Hichem Chérif El-Ouazzani

Personal information
- Full name: Hichem Chérif El-Ouazzani
- Date of birth: 1 January 1996 (age 29)
- Place of birth: Oran, Algeria
- Height: 1.78 m (5 ft 10 in)
- Position(s): Midfielder

Team information
- Current team: IRB El Kerma

Youth career
- 2005–2012: MC Oran
- 2012–2013: USM Oran
- 2014–2015: MC Alger

Senior career*
- Years: Team / Apps / (Gls)
- 2015–2019: MC Alger / 59 / (1)
- 2021–2022: Club Africain
- 2021: → AS Rejiche (loan)
- 2021–2022: → ES Métlaoui (loan)
- 2022–2023: ASM Oran
- 2024–: IRB El Kerma

International career^{‡}
- 2017–: Algeria / 2 / (0)

= Hichem Chérif El-Ouazzani =

Algerian footballer (born 1996)

Hichem Chérif El-Ouazzani (born 1 January 1996) is an Algerian professional footballer who currently plays as a midfielder for IRB El Kerma.

==Professional career==
Chérif El-Ouazzani made his professional debut with MC Alger in a 2-1 Algerian Ligue Professionnelle 1 loss to RC Arbaâ 29 May 2015.

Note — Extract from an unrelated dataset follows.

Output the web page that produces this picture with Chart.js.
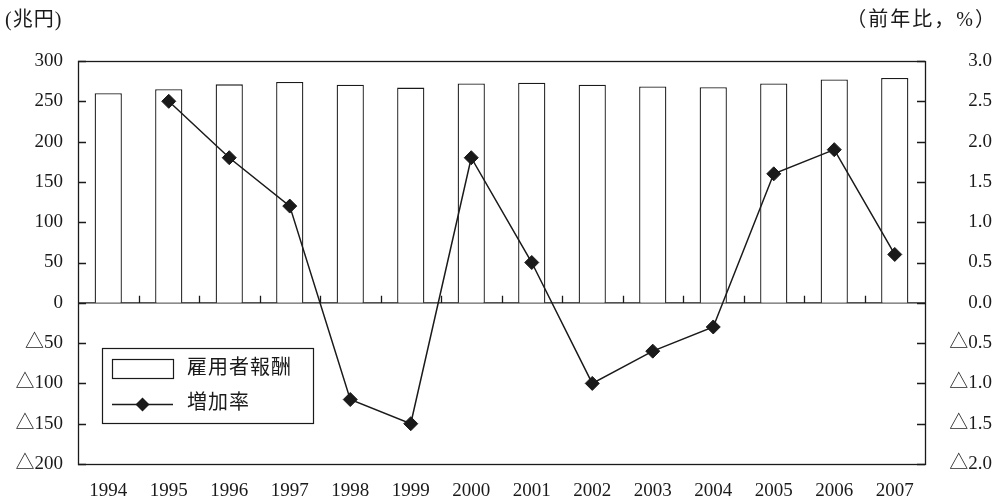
<!DOCTYPE html>
<html>
<head>
<meta charset="utf-8">
<script src="https://cdn.jsdelivr.net/npm/chart.js@4/dist/chart.umd.min.js"></script>
<style>
  html, body { margin: 0; padding: 0; background: #fff; }
  #wrap { width: 999px; height: 504px; position: relative; }
</style>
</head>
<body>
<div id="wrap"><canvas id="c" width="999" height="504"></canvas></div>
<script>
// 年次
const years = ['1994','1995','1996','1997','1998','1999','2000','2001','2002','2003','2004','2005','2006','2007'];
// 雇用者報酬（兆円）
const compensation = [260, 265, 271, 274, 270.5, 267, 272, 273, 270.5, 268.5, 267.5, 272, 277, 279];
// 増加率（前年比，%）
const growthRate = [null, 2.5, 1.8, 1.2, -1.2, -1.5, 1.8, 0.5, -1.0, -0.6, -0.3, 1.6, 1.9, 0.6];

const leftTicks = { min: -200, max: 300, step: 50 };
const rightTicks = { min: -2.0, max: 3.0, step: 0.5 };

const SERIF = '"Liberation Serif", "Noto Sans CJK JP", serif';
const INK = '#1a1a1a';

function markNegative(v, digits) {
  const s = Math.abs(v).toFixed(digits);
  return v < 0 ? '\u25B3' + s : s;
}

// frame, inward ticks, zero line with category ticks, unit captions and legend
const decorations = {
  id: 'decorations',
  beforeDatasetsDraw(chart) {
    const { ctx, chartArea: a, scales } = chart;
    const x = scales.x, y = scales.y, y1 = scales.y1;
    ctx.save();
    ctx.strokeStyle = INK;
    ctx.lineWidth = 1.3;
    // zero line
    const y0 = y.getPixelForValue(0);
    ctx.beginPath();
    ctx.moveTo(a.left, y0);
    ctx.lineTo(a.right, y0);
    // ticks on the zero line at category boundaries
    for (let i = 1; i < years.length; i++) {
      const bx = Math.round((x.getPixelForValue(i - 1) + x.getPixelForValue(i)) / 2) + 0.5;
      ctx.moveTo(bx, y0);
      ctx.lineTo(bx, y0 - 7);
    }
    // inward ticks on the left and right axes
    y.ticks.forEach(t => {
      const py = Math.round(y.getPixelForValue(t.value)) + 0.5;
      ctx.moveTo(a.left, py);
      ctx.lineTo(a.left + 8, py);
    });
    y1.ticks.forEach(t => {
      const py = Math.round(y1.getPixelForValue(t.value)) + 0.5;
      ctx.moveTo(a.right, py);
      ctx.lineTo(a.right - 8, py);
    });
    ctx.stroke();
    ctx.restore();
  },
  afterDatasetsDraw(chart) {
    const { ctx, chartArea: a } = chart;
    ctx.save();
    ctx.strokeStyle = INK;
    ctx.lineWidth = 1.3;
    ctx.strokeRect(Math.round(a.left) + 0.5, Math.round(a.top) + 0.5,
                   Math.round(a.right - a.left), Math.round(a.bottom - a.top));

    // unit captions
    ctx.fillStyle = INK;
    ctx.font = '20px ' + SERIF;
    ctx.textBaseline = 'middle';
    ctx.textAlign = 'left';
    ctx.letterSpacing = '1px';
    ctx.fillText('(兆円)', 5, 21);
    ctx.textAlign = 'right';
    ctx.letterSpacing = '2px';
    ctx.fillText('（前年比，%）', 997, 21);
    ctx.letterSpacing = '0px';

    // legend
    const bar = chart.data.datasets[0], line = chart.data.datasets[1];
    const L = 102, T = 348, W = 211, H = 75;
    ctx.fillStyle = '#fff';
    ctx.fillRect(L, T, W, H);
    ctx.lineWidth = 1.2;
    ctx.strokeStyle = INK;
    ctx.strokeRect(L + 0.5, T + 0.5, W, H);
    // bar swatch
    ctx.strokeRect(112.5, 359.5, 61, 19);
    // line swatch
    ctx.beginPath();
    ctx.lineWidth = 1.5;
    ctx.moveTo(112, 404.5);
    ctx.lineTo(173, 404.5);
    ctx.stroke();
    const cx = 142.5, cy = 404.5, r = 7;
    ctx.beginPath();
    ctx.moveTo(cx - r, cy); ctx.lineTo(cx, cy - r); ctx.lineTo(cx + r, cy); ctx.lineTo(cx, cy + r);
    ctx.closePath();
    ctx.fillStyle = INK;
    ctx.fill();
    // labels
    ctx.textAlign = 'left';
    ctx.textBaseline = 'middle';
    ctx.font = '20px ' + SERIF;
    ctx.letterSpacing = '1px';
    ctx.fillText(bar.label, 187, 369);
    ctx.fillText(line.label, 187, 404);
    ctx.restore();
  }
};

new Chart(document.getElementById('c'), {
  data: {
    labels: years,
    datasets: [
      {
        type: 'bar',
        label: '雇用者報酬',
        data: compensation,
        yAxisID: 'y',
        backgroundColor: '#ffffff',
        borderColor: INK,
        borderWidth: 1.3,
        barPercentage: 0.45,
        categoryPercentage: 1,
        order: 1
      },
      {
        type: 'line',
        label: '増加率',
        data: growthRate,
        yAxisID: 'y1',
        borderColor: INK,
        borderWidth: 1.5,
        pointStyle: 'rectRot',
        pointRadius: 7,
        pointBackgroundColor: INK,
        pointBorderColor: INK,
        pointBorderWidth: 1,
        tension: 0,
        spanGaps: false,
        order: 0
      }
    ]
  },
  options: {
    responsive: false,
    animation: false,
    events: [],
    layout: { padding: { top: 61, left: 0, right: 7, bottom: 0 } },
    plugins: { legend: { display: false }, tooltip: { enabled: false } },
    scales: {
      x: {
        offset: true,
        grid: { display: false, drawTicks: false },
        border: { display: false },
        ticks: { color: INK, font: { family: SERIF, size: 19 }, padding: 16, maxRotation: 0, autoSkip: false },
        afterFit(s) { s.height = 40; }
      },
      y: {
        position: 'left',
        min: leftTicks.min, max: leftTicks.max,
        grid: { display: false, drawTicks: false },
        border: { display: false },
        ticks: {
          stepSize: leftTicks.step, color: INK, padding: 15,
          font: { family: SERIF, size: 19 },
          callback: v => markNegative(v, 0)
        },
        afterFit(s) { s.width = 78; }
      },
      y1: {
        position: 'right',
        min: rightTicks.min, max: rightTicks.max,
        grid: { display: false, drawTicks: false },
        border: { display: false },
        ticks: {
          stepSize: rightTicks.step, color: INK, crossAlign: 'far',
          font: { family: SERIF, size: 19 },
          callback: v => markNegative(v, 1)
        },
        afterFit(s) { s.width = 67; }
      }
    }
  },
  plugins: [decorations]
});
</script>
</body>
</html>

On 31 January 2019, El-Ouazzani was sentenced to a four-year suspension and a big fine after being tested positive for doping substances, including cocaine. However, he said that he did not intend to become doped when he smoked waterpipe with his friends on the eve of the match against the CR Belouizdad on 17 January. The player also assured that he did not know that the substances in question were mixed with tobacco. The test showed positive on methylergometrine and benzoylecgonine, which is the main metabolite of cocaine.

==International career==
Chérif El-Ouazzani made his debut for the Algeria national football team in a 1-1 2018 African Nations Championship qualification tie with Libya on 18 August 2017.

==Personal life==
Hichem Chérif El-Ouazzani is the son of the manager and former international footballer Tahar Chérif El-Ouazzani.

==Controversy==
On January 31, 2019, Hichem Chérif El-Ouazzani was suspended for 4 years by the Algerian League's Discipline Commission due to doping affair. However the suspension was reduced to 2 years.